• **AIM OF THE TASK**
Beginning with the first line, set down every line through the one containing "import math", exactly as it appears, but not the pictures.

• **RECORDS FOR PROCESSING**

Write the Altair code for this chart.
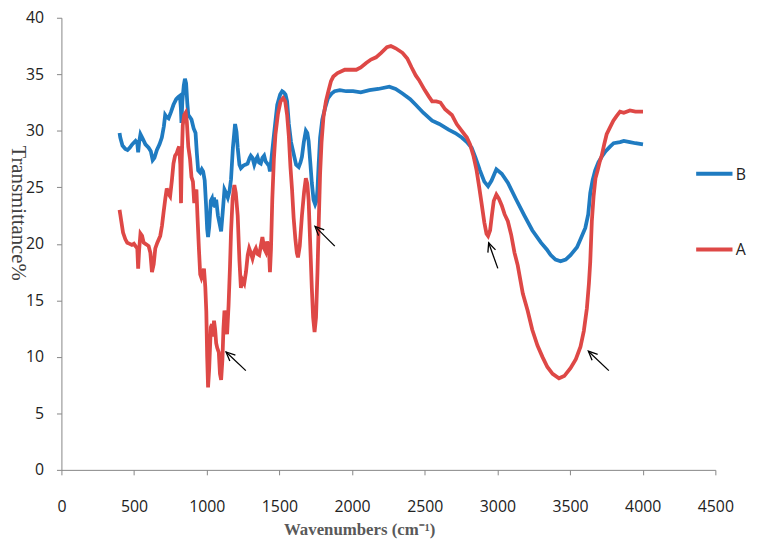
import altair as alt
import pandas as pd
import math

# ---------------- data ----------------
b_x = [400, 405, 420, 440, 455, 470, 487, 510, 522, 528, 535, 544, 560, 578, 600, 615, 628, 640, 657, 675,
       691, 705, 714, 725, 737, 755, 771, 790, 805, 815, 822, 826, 832, 842, 850, 858, 866, 873, 885, 895,
       910, 923, 932, 941, 955, 966, 975, 986, 995, 1003, 1009, 1017, 1028, 1036, 1043, 1050, 1058, 1065,
       1077, 1088, 1099, 1110, 1122, 1133, 1145, 1157, 1167, 1180, 1195, 1205, 1213, 1225, 1235, 1250, 1265,
       1281, 1295, 1303, 1315, 1327, 1340, 1349, 1360, 1372, 1383, 1395, 1405, 1417, 1428, 1435, 1445, 1463,
       1485, 1505, 1519, 1530, 1542, 1553, 1565, 1580, 1599, 1615, 1633, 1645, 1655, 1668, 1682, 1692, 1701,
       1712, 1723, 1735, 1746, 1755, 1762, 1770, 1780, 1795, 1814, 1835, 1859, 1880, 1916, 1960, 2007, 2060,
       2120, 2180, 2256, 2300, 2347, 2400, 2438, 2490, 2551, 2600, 2664, 2710, 2755, 2790, 2823, 2850, 2880,
       2910, 2936, 2960, 2993, 3030, 3072, 3130, 3186, 3240, 3300, 3340, 3367, 3400, 3435, 3470, 3503, 3548,
       3572, 3605, 3625, 3639, 3655, 3673, 3695, 3718, 3745, 3775, 3800, 3844, 3870, 3912, 3950, 4002]
b_y = [29.8, 29.4, 28.7, 28.4, 28.3, 28.5, 28.8, 29.1, 28.9, 28.1, 29.0, 29.7, 29.3, 28.8, 28.5, 28.2, 27.4, 27.6, 28.3, 28.8,
       29.4, 30.4, 31.4, 31.2, 31.1, 31.7, 32.3, 32.8, 33.0, 33.1, 32.0, 30.7, 32.6, 34.0, 34.6, 34.2, 32.5, 31.4, 31.2, 31.0,
       30.2, 29.8, 28.0, 26.5, 26.3, 26.6, 26.4, 25.6, 23.5, 21.3, 20.6, 21.5, 23.8, 24.0, 23.3, 24.1, 23.2, 23.9,
       22.5, 21.8, 21.1, 22.8, 24.8, 24.5, 24.1, 24.7, 25.7, 28.5, 30.6, 29.9, 28.5, 27.0, 26.7, 26.9, 27.0,
       27.1, 27.6, 27.8, 27.6, 27.0, 27.5, 27.7, 27.2, 27.1, 27.6, 27.8, 27.3, 27.1, 26.9, 26.4, 27.5, 29.7,
       32.3, 33.2, 33.5, 33.4, 33.2, 32.6, 30.6, 29.0, 27.9, 27.0, 26.8, 27.2, 27.7, 29.0, 30.0, 29.8, 29.1,
       27.3, 25.4, 23.9, 23.5, 23.8, 24.8, 27.0, 29.4, 31.0, 32.0, 32.9, 33.3, 33.5, 33.6, 33.5, 33.5, 33.4,
       33.6, 33.7, 33.9, 33.7, 33.3, 32.8, 32.3, 31.6, 30.9, 30.6, 30.1, 29.8, 29.4, 29.0, 28.5, 27.6, 26.5,
       25.5, 25.1, 25.6, 26.6, 26.2, 25.4, 23.9, 22.5, 21.2, 20.1, 19.5, 19.0, 18.6, 18.45, 18.6, 19.0, 19.7,
       20.4, 21.4, 22.6, 24.5, 25.6, 26.5, 27.2, 27.7, 28.2, 28.6, 28.9, 29.0, 29.1, 29.0, 28.9, 28.8]

a_x = [400, 405, 412, 424, 440, 453, 470, 485, 499, 510, 522, 528, 535, 544, 555, 566, 578, 590, 600, 612,
       623, 635, 646, 660, 680, 692, 703, 715, 725, 738, 748, 760, 771, 782, 793, 803, 810, 818, 823, 828,
       835, 845, 855, 863, 873, 885, 895, 905, 914, 922, 929, 936, 946, 955, 963, 972, 981, 990, 997, 1003,
       1009, 1017, 1028, 1036, 1043, 1050, 1058, 1065, 1072, 1083, 1091, 1099, 1108, 1115, 1122, 1131, 1140,
       1150, 1160, 1167, 1178, 1190, 1200, 1213, 1225, 1235, 1246, 1258, 1270, 1282, 1292, 1303, 1315, 1327,
       1338, 1350, 1361, 1372, 1383, 1395, 1406, 1415, 1422, 1430, 1435, 1442, 1451, 1462, 1473, 1490, 1508,
       1526, 1540, 1553, 1565, 1576, 1587, 1598, 1610, 1620, 1628, 1640, 1655, 1670, 1682, 1692, 1701, 1712,
       1723, 1732, 1742, 1752, 1762, 1771, 1780, 1790, 1803, 1820, 1837, 1855, 1871, 1900, 1950, 1990, 2029,
       2060, 2097, 2130, 2165, 2200, 2240, 2267, 2300, 2347, 2380, 2410, 2438, 2460, 2500, 2530, 2551, 2580,
       2608, 2640, 2687, 2720, 2755, 2790, 2812, 2835, 2857, 2875, 2891, 2910, 2925, 2936, 2950, 2962, 2975,
       2993, 3010, 3030, 3050, 3072, 3095, 3118, 3140, 3175, 3208, 3240, 3276, 3310, 3344, 3380, 3424, 3460,
       3503, 3540, 3572, 3595, 3616, 3630, 3639, 3650, 3662, 3675, 3690, 3705, 3718, 3735, 3752, 3775, 3798,
       3820, 3844, 3870, 3912, 3950, 4002]
a_y = [23.0, 22.6, 22.0, 21.0, 20.4, 20.1, 20.0, 19.9, 20.0, 19.8, 19.6, 17.8, 19.5, 20.9, 20.7, 20.1, 20.0, 19.9, 19.8, 19.2,
       17.5, 18.2, 19.6, 20.1, 20.7, 21.6, 22.8, 24.0, 24.9, 24.4, 24.2, 25.6, 27.1, 27.8, 28.0, 28.4, 28.6, 27.0, 23.6, 27.5,
       30.5, 31.4, 31.6, 30.8, 28.6, 27.5, 25.9, 25.5, 23.6, 24.5, 24.8, 22.5, 19.6, 17.3, 17.0, 17.4, 17.8, 16.2, 14.0, 10.0,
       7.3, 9.0, 12.6, 12.9, 11.8, 13.2, 12.4, 11.2, 10.8, 10.4, 8.5, 7.97, 9.8, 12.5, 14.1, 13.0, 12.0,
       14.5, 18.0, 21.0, 24.0, 25.2, 24.5, 22.5, 18.5, 16.1, 16.8, 16.5, 17.5, 19.0, 19.6, 19.2, 18.7, 19.3,
       19.6, 19.1, 19.0, 19.8, 20.6, 19.6, 19.3, 20.2, 19.9, 19.0, 17.5, 19.5, 23.9, 27.5, 29.7, 31.5, 32.6,
       32.9, 32.6, 31.4, 29.5, 26.8, 24.8, 22.3, 20.4, 19.2, 18.8, 19.8, 22.5, 24.6, 25.8, 25.3, 23.9, 20.0,
       16.1, 13.5, 12.2, 13.5, 17.5, 22.0, 26.2, 29.0, 31.2, 32.6, 33.5, 34.4, 34.8, 35.1, 35.4, 35.4, 35.4,
       35.6, 36.0, 36.3, 36.5, 36.9, 37.4, 37.5, 37.3, 36.9, 36.4, 35.6, 34.9, 34.5, 33.6, 33.0, 32.6, 32.6,
       32.5, 31.9, 31.4, 30.6, 30.0, 29.4, 28.8, 27.8, 26.5, 25.0, 23.6, 21.9, 20.9, 20.7, 21.2, 22.5, 23.8,
       24.35, 24.0, 23.4, 22.6, 22.0, 20.8, 19.2, 18.1, 15.6, 14.1, 12.4, 11.0, 10.0, 9.1, 8.5, 8.1, 8.3,
       9.0, 9.8, 10.9, 12.3, 14.3, 16.5, 18.4, 22.0, 24.2, 25.8, 26.5, 27.3, 27.8, 28.8, 29.7, 30.3, 30.9,
       31.3, 31.7, 31.6, 31.8, 31.7, 31.7]

# arrows (annotation): head and tail positions in data units
arrow_head_x = [1133, 1745, 2940, 3626]
arrow_head_y = [10.43, 21.54, 20.09, 10.5]
arrow_tail_x = [1269, 1881, 3003, 3767]
arrow_tail_y = [8.78, 19.8, 17.83, 8.78]

x_ticks = [0, 500, 1000, 1500, 2000, 2500, 3000, 3500, 4000, 4500]
y_ticks = [0, 5, 10, 15, 20, 25, 30, 35, 40]
series_names = ["B", "A"]
series_colors = ["#1f7bc1", "#de4846"]

# ---------------- layout ----------------
W, H = 661, 457
XMAX, YMAX = 4500, 40

df_b = pd.DataFrame({"x": b_x, "y": b_y})
df_a = pd.DataFrame({"x": a_x, "y": a_y})

px_per_x = W / XMAX
px_per_y = H / YMAX
angles = []
for hx, hy, tx, ty in zip(arrow_head_x, arrow_head_y, arrow_tail_x, arrow_tail_y):
    dx = (hx - tx) * px_per_x
    dy = -(hy - ty) * px_per_y
    angles.append(math.degrees(math.atan2(dy, dx)) % 360)
df_arrows = pd.DataFrame({"hx": arrow_head_x, "hy": arrow_head_y,
                          "tx": arrow_tail_x, "ty": arrow_tail_y, "angle": angles})

xscale = alt.Scale(domain=[0, XMAX], nice=False)
yscale = alt.Scale(domain=[0, YMAX], nice=False)

x_axis = alt.Axis(values=x_ticks, format="d", title="Wavenumbers (cm⁻¹)", labelFlush=False,
                  tickSize=5, labelPadding=24,
                  titleFont="Liberation Serif", titleFontWeight="bold", titleFontSize=17,
                  titleColor="#595959", titleX=301, titleY=65, titleAlign="center",
                  titleBaseline="alphabetic", titleAnchor="start")
y_axis = alt.Axis(values=y_ticks, format="d", title="Transmittance%", tickSize=5, labelPadding=13,
                  titleFont="Liberation Serif", titleFontWeight="normal", titleFontSize=21,
                  titleColor="#404040", titleAngle=90, titleX=-50, titleY=197,
                  titleAlign="center", titleBaseline="alphabetic", titleAnchor="start")

line_b = alt.Chart(df_b).mark_line(strokeWidth=3.8, color=series_colors[0]).encode(
    x=alt.X("x:Q", scale=xscale, axis=x_axis),
    y=alt.Y("y:Q", scale=yscale, axis=y_axis),
)
line_a = alt.Chart(df_a).mark_line(strokeWidth=3.8, color=series_colors[1]).encode(
    x=alt.X("x:Q", scale=xscale),
    y=alt.Y("y:Q", scale=yscale),
)

shafts = alt.Chart(df_arrows).mark_rule(color="black", strokeWidth=1.3).encode(
    x=alt.X("tx:Q", scale=xscale), y=alt.Y("ty:Q", scale=yscale),
    x2="hx:Q", y2="hy:Q",
)
heads = alt.Chart(df_arrows).mark_point(
    shape="M -1 -0.45 L 0 0 L -1 0.45", filled=False, color="black",
    strokeWidth=1.3, opacity=1, size=330,
).encode(
    x=alt.X("hx:Q", scale=xscale), y=alt.Y("hy:Q", scale=yscale),
    angle=alt.Angle("angle:Q", scale=None),
)

# legend (drawn by hand to the right of the plot)
leg_df = pd.DataFrame({"name": series_names})
leg_y = [157.7, 234.3]
legend_layers = []
for i, name in enumerate(series_names):
    src = leg_df[leg_df["name"] == name]
    legend_layers.append(
        alt.Chart(src).mark_rule(strokeWidth=4, color=series_colors[i]).encode(
            x=alt.value(641.6), x2=alt.value(678.3), y=alt.value(leg_y[i]))
    )
    legend_layers.append(
        alt.Chart(src).mark_text(align="left", baseline="middle", font="Open Sans",
                                 fontSize=16, color="#222222").encode(
            text="name:N", x=alt.value(681.5), y=alt.value(leg_y[i] + 1))
    )

chart = alt.layer(line_b, line_a, shafts, heads, *legend_layers).properties(
    width=W, height=H,
    padding={"left": 54, "top": 7, "right": 34, "bottom": 67},
    autosize=alt.AutoSizeParams(type="none"),
).configure_view(stroke=None).configure_axis(
    grid=False, domainColor="#868686", tickColor="#868686",
    labelFont="Open Sans", labelFontSize=16, labelColor="#222222",
)

chart.save("out.html", embed_options={"renderer": "svg", "actions": False})
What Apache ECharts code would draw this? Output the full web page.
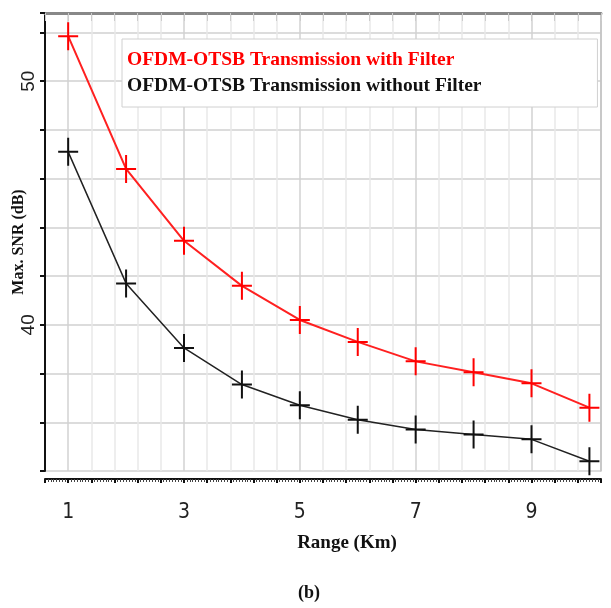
<!DOCTYPE html>
<html>
<head>
<meta charset="utf-8">
<script src="https://cdn.jsdelivr.net/npm/echarts@6/dist/echarts.min.js"></script>
<style>html,body{margin:0;padding:0;background:#fff;}#c{width:611px;height:608px;}</style>
</head>
<body>
<div id="c"></div>
<script>
var rangeKm = [1, 2, 3, 4, 5, 6, 7, 8, 9, 10];
var withFilter = [51.85, 46.4, 43.45, 41.6, 40.2, 39.3, 38.5, 38.05, 37.6, 36.6];
var withoutFilter = [47.1, 41.7, 39.05, 37.55, 36.7, 36.1, 35.7, 35.5, 35.3, 34.4];
var xLabelValues = [1, 3, 5, 7, 9];
var yLabelValues = [40, 50];
var seriesNames = ['OFDM-OTSB Transmission with Filter', 'OFDM-OTSB Transmission without Filter'];

function pairs(xs, ys) { return xs.map(function (x, i) { return [x, ys[i]]; }); }
var plus = 'path://M9,0h2v13h9v2h-9v13h-2v-13h-9v-2h9z';

var chart = echarts.init(document.getElementById('c'), null, { renderer: 'canvas' });
chart.setOption({
  animation: false,
  backgroundColor: '#fff',
  grid: { left: 45, right: 10, top: 13, bottom: 137, containLabel: false, outerBoundsMode: 'none' },
  legend: {
    orient: 'vertical', left: 122, top: 39,
    itemWidth: 0, itemHeight: 0, itemGap: 6,
    padding: [11, 116, 11, 0],
    backgroundColor: '#fff', borderColor: '#d0d0d0', borderWidth: 1,
    textStyle: { fontFamily: 'Liberation Serif', fontWeight: 'bold', fontSize: 19.5 },
    data: [
      { name: seriesNames[0], icon: 'none', textStyle: { color: '#ff0000' } },
      { name: seriesNames[1], icon: 'none', textStyle: { color: '#111' } }
    ]
  },
  xAxis: [{
    type: 'value', min: 0.6, max: 10.2, interval: 0.4, offset: 8,
    name: 'Range (Km)', nameLocation: 'middle', nameGap: 55, nameMoveOverlap: false,
    nameTextStyle: { fontFamily: 'Liberation Serif', fontWeight: 'bold', fontSize: 19, color: '#111', padding: [0, 0, 0, 48] },
    axisLine: { show: true, lineStyle: { color: '#111', width: 2 } },
    axisTick: { show: true, length: 4, lineStyle: { color: '#111', width: 2 } },
    minorTick: { show: true, splitNumber: 8, length: 3, lineStyle: { color: '#444', width: 1 } },
    axisLabel: {
      margin: 23, fontFamily: 'Liberation Sans Narrow, DejaVu Sans Condensed, sans-serif', fontSize: 21, color: '#222',
      formatter: function (v) {
        var r = Math.round(v);
        return (Math.abs(v - r) < 1e-6 && xLabelValues.indexOf(r) >= 0) ? String(r) : '';
      }
    },
    splitLine: { show: true, lineStyle: { color: ['#e8e8e8', '#d2d2d2', '#e8e8e8', '#e8e8e8', '#e8e8e8'], width: 1.5 } }
  }, {
    type: 'value', position: 'top', min: 0.6, max: 10.2, interval: 0.4,
    axisLine: { show: true, lineStyle: { color: '#888', width: 3, type: [2, 1] } },
    axisTick: { show: true, inside: true, length: 8, lineStyle: { color: '#ccc' } },
    axisLabel: { show: false }, splitLine: { show: false }
  }],
  yAxis: [{
    type: 'value', min: 34, max: 52.8, interval: 2,
    name: 'Max. SNR (dB)', nameLocation: 'middle', nameGap: 18, nameMoveOverlap: false,
    nameTextStyle: { fontFamily: 'Liberation Serif', fontWeight: 'bold', fontSize: 16, color: '#111' },
    axisLine: { show: true, lineStyle: { color: '#111', width: 2 } },
    axisTick: { show: true, length: 5, lineStyle: { color: '#111', width: 2 } },
    axisLabel: {
      rotate: 90, margin: 7, fontFamily: 'Liberation Sans, sans-serif', fontSize: 19, color: '#222',
      formatter: function (v) { return yLabelValues.indexOf(Math.round(v)) >= 0 && Math.abs(v - Math.round(v)) < 1e-6 ? String(Math.round(v)) : ''; }
    },
    splitLine: { show: true, lineStyle: { color: '#dcdcdc', width: 2 } }
  }, {
    type: 'value', position: 'right', min: 34, max: 52.8, interval: 2,
    axisLine: { show: true, lineStyle: { color: '#bbb', width: 1.5 } },
    axisTick: { show: false }, axisLabel: { show: false }, splitLine: { show: false }
  }],
  series: [{
    name: seriesNames[0], type: 'line', data: pairs(rangeKm, withFilter),
    symbol: plus, symbolSize: [20, 28], color: '#ff0000',
    lineStyle: { color: '#ff2020', width: 2 }, itemStyle: { color: '#ff0000' }, z: 3
  }, {
    name: seriesNames[1], type: 'line', data: pairs(rangeKm, withoutFilter),
    symbol: plus, symbolSize: [20, 28], color: '#111',
    lineStyle: { color: '#222', width: 1.5 }, itemStyle: { color: '#111' }, z: 3
  }],
  graphic: [{
    type: 'text', x: 309, y: 593,
    style: { text: '(b)', fill: '#111', font: 'bold 18px "Liberation Serif"', textAlign: 'center', textVerticalAlign: 'middle' }
  }]
});
</script>
</body>
</html>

• **PROBLEM SOLUTION**
Write the Altair code for this chart.
import altair as alt
import pandas as pd
import math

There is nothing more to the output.